A estas alturas de la historia reclamo madurez en los gobernantes y los gobernados, ya que no espero en vida que gobernantes y gobernados sean la misma cosa. Exijo que el lenguaje sea utilizado para lo que verdaderamente nació: para la comunicación inteligente. Requiero la palabra y desprecio el gruñido. Quizá habrá quien confunda mis oraciones y estime que aspiro a una república de filósofos. No es eso. Me basta con la república de Temístocles, hecha de una sociedad reunida en el Foro. ¿Es tan audaz pretender una ciudadanía decente?

En fin, en todo y por todo, sencillez. Trato directo frente a una taza de café o una copa de vino. No se puede resolver un conflicto de identidad amenazando con armas y leyes venenosas. Estas conductas producen confusión mental. Considero, además, que mantener una constante de rencor u odio quema inútilmente calorías de bienestar personal y social. Incluso me repele esa pertinacia con que tratamos de hacer un Dios a nuestra imagen y semejanza.

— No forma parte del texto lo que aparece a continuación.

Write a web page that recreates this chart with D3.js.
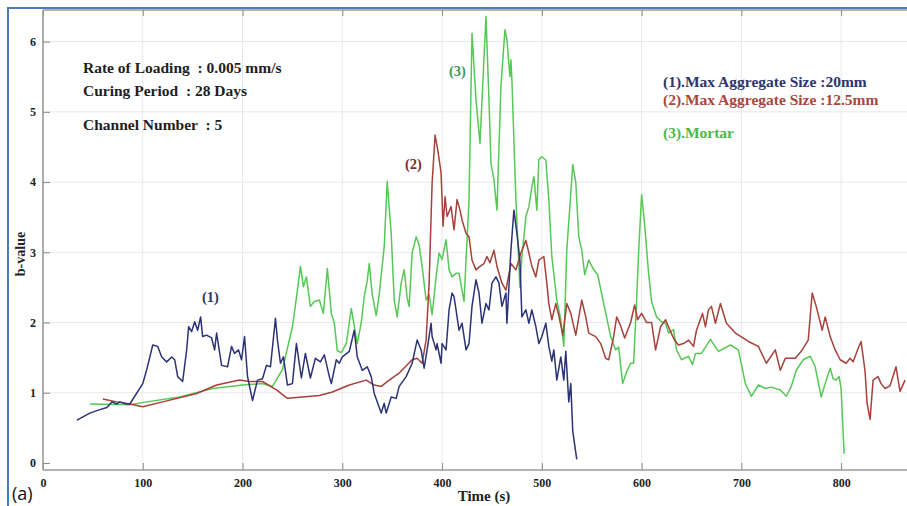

Creo que la única forma de conocernos, en muchos casos, consiste en rebajar tensiones al permanecer amicalmente separados, lo que permite objetivar. Recurramos a la autoridad de Eduardo Spranger acerca de la comprensión social: «Solo a nosotros mismos nos vivimos directamente. Solo comprendemos a los demás en virtud de objetivaciones». El trabajo de respetar a los ajenos empieza verdaderamente en ese esfuerzo de objetivación.